Behind any well-executed project is a well-structured workflow. In this section, we'll take you through how to add your team to V7, and how to structure each stage of your annotation flow. Finally, we'll take a look at how you and your team can collaborate to complete all of your annotation tasks.


Workflows Overview

Here is an example of a basic workflow. This is the default workflow for all new datasets created in V7; however, you can duplicate an existing, more complex workflow when setting up a new dataset.


In this default workflow template, every file goes through four different statuses (stages):

  1. Dataset. Freshly imported data
  2. Annotate. Data is annotated by the annotators
  3. Review. Annotations are adjusted, accepted, or rejected
  4. Complete. Annotated files are ready for export or training

In this case, the flow goes from left to right. But it is not really about the position of different stages but the underlying flow determined by the direction of the joints. It is the way the arrows are pointing that matters and not things being up, down, left, or right.

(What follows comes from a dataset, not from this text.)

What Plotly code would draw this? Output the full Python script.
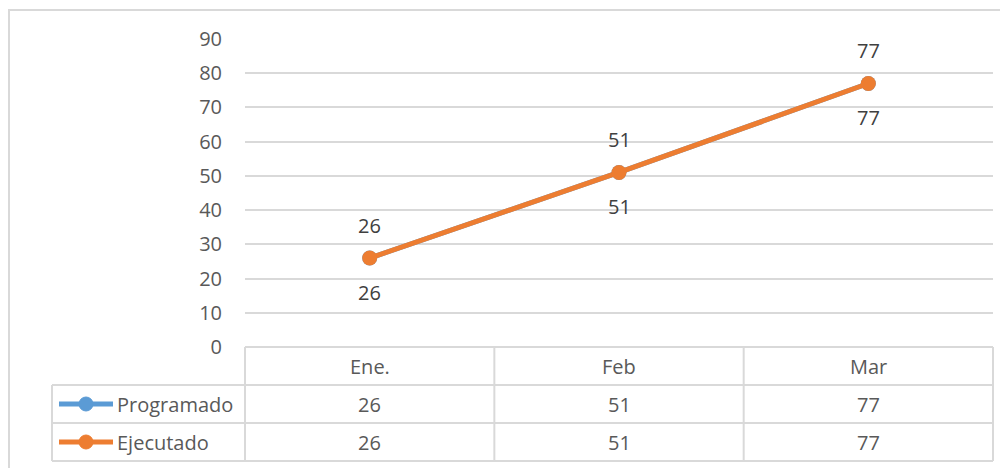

If we were to recreate the basic flow template, we’d have to interconnect the stages manually. We can then explicitly see the direction of our individual connectors.


Notice that files that go through our flow can also move back to previous stages. For example, reviewers can reject an annotation. The image or video will go back to the Annotate stage.

You can simplify your workflows and make them look like this:


Or you can make them more complex, with advanced automations and custom behavior:


It looks complicated. But it follows a very logical path. We always start with the Dataset stage and finish on the Complete stage.

The advanced flow above uses a human annotator (Bruno) and an AI annotation model. Both annotate the images during the Consensus stage. If there is a 90% overlap between manual and automatic polygon masks, it goes to the Review stage. If there is no consensus or our reviewer, Elena, rejects the annotations, the X-rays need to be annotated by Kate. Every time this happens, Kate receives a webhook-based notification on Slack. The new annotations (updated by Kate) go to Elena for the final review.

Workflow stages

You can design all sorts of custom workflows that suit your unique needs. All you need to do is drag and drop the elements (Stages) of your flow and connect them.


Click on the links below to learn about how each stage works. Each workflow stage plays its own role in increasing the speed and accuracy with which your team can generate training data:

  1. Dataset
  2. Annotate
  3. Review
  4. Model
  5. Webhook
  6. Archive
  7. Consensus
  8. Logic
  9. Sample
  10. Complete


Stage names

You can rename each individual stage in your workflow. However, some customized names may get confusing after some time. If you are not sure about the function of a stage in your workflow, take a closer look at its icon. They will give you a hint. For example, if you change your AI model's stage name to something like Turbo Annotate 3000, it will still use the purple brain icon.